Illustration: Gabriella Turrisi/Axios
Mining and battery materials companies asked President Biden to place a new tariff on imported products made with graphite, the largest component in EV batteries.
Why it matters: Tariffs would further ratchet up a trade conflict with China, the world's largest graphite producer. It restricted access to the metal late last year.
Driving the news: Five companies — three with U.S. battery component plants and two Canadian mining entities — asked Biden last night to reinstate Trump-era tariffs on natural and artificial graphite.
- In a letter to the U.S. Trade Representative filed as a public comment, the companies cited a lack of supply for graphite outside of China and depressed prices that make potential domestic sources of the metal less economic.
- Also cited: China's recent restrictions on graphite exports.
Between the lines: The letter is part of a D.C. attack plan by the five companies, who've formed an ad hoc group through lobbying firm Venn Strategies: the North American Graphite Alliance, or NAGA.

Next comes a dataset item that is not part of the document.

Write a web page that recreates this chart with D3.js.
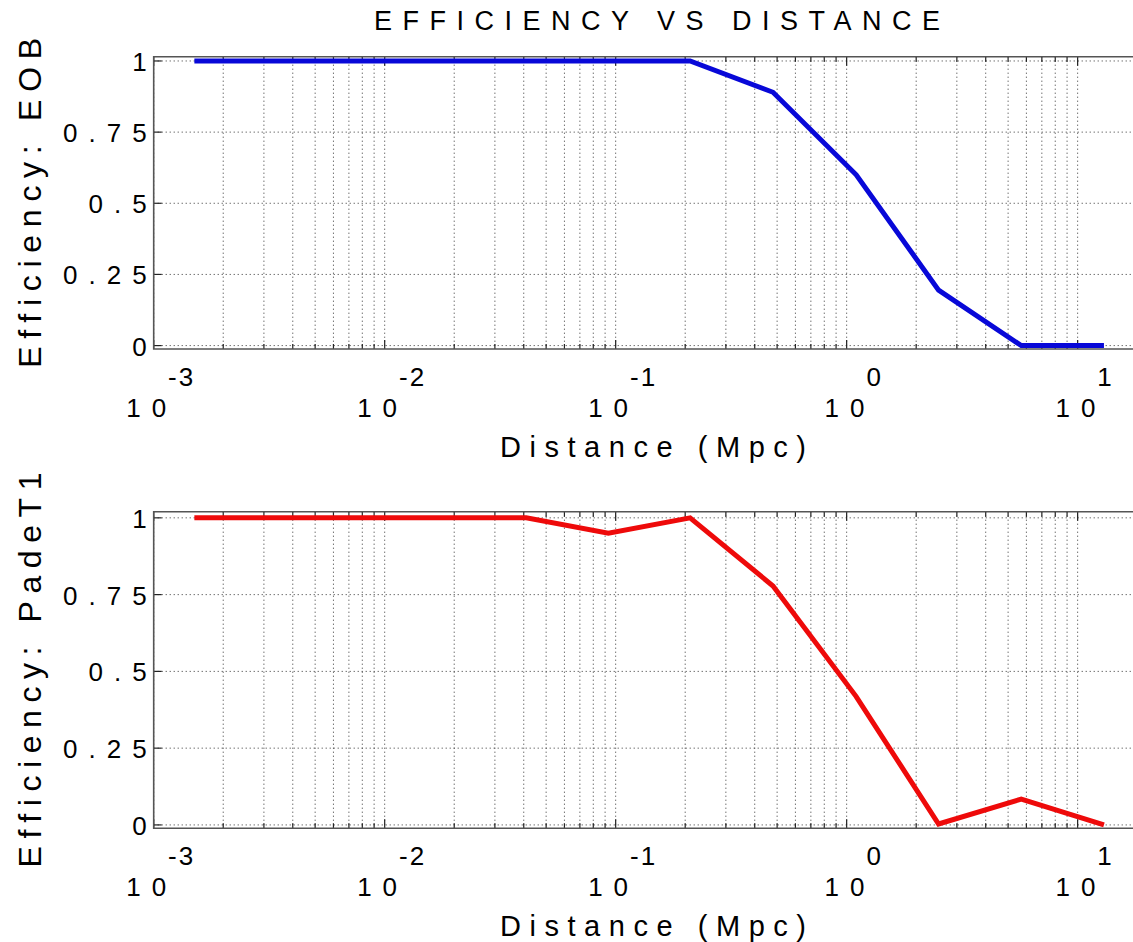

- Biden has until late May to decide whether to reinstate the tariffs, which President Trump lifted on graphite products. Biden has extended the tariff exclusions up until now.
- In the meantime, the alliance will be working the Hill to seek letters of support, said Erik Olson, a spokesman for NAGA and president of Venn Strategies.
- Olson shared a study with Axios that the companies funded from Oxford Economics. It found that "absent concerted intervention, China is expected to continue to dominate" the market for battery-grade graphite.
Zoom in: NAGA's membership includes Anovion Technologies, Epsilon Advanced Materials, NOVONIX, Northern Graphite and Nouveau Monde Graphite.
- Anovion and NOVONIX have both been awarded bipartisan infrastructure law money.
- Nouveau Monde, meanwhile, just inked a supply deal with General Motors and Panasonic.
The U.S. has only a few graphite mining projects in the works and is still building capacity for making graphite battery anodes.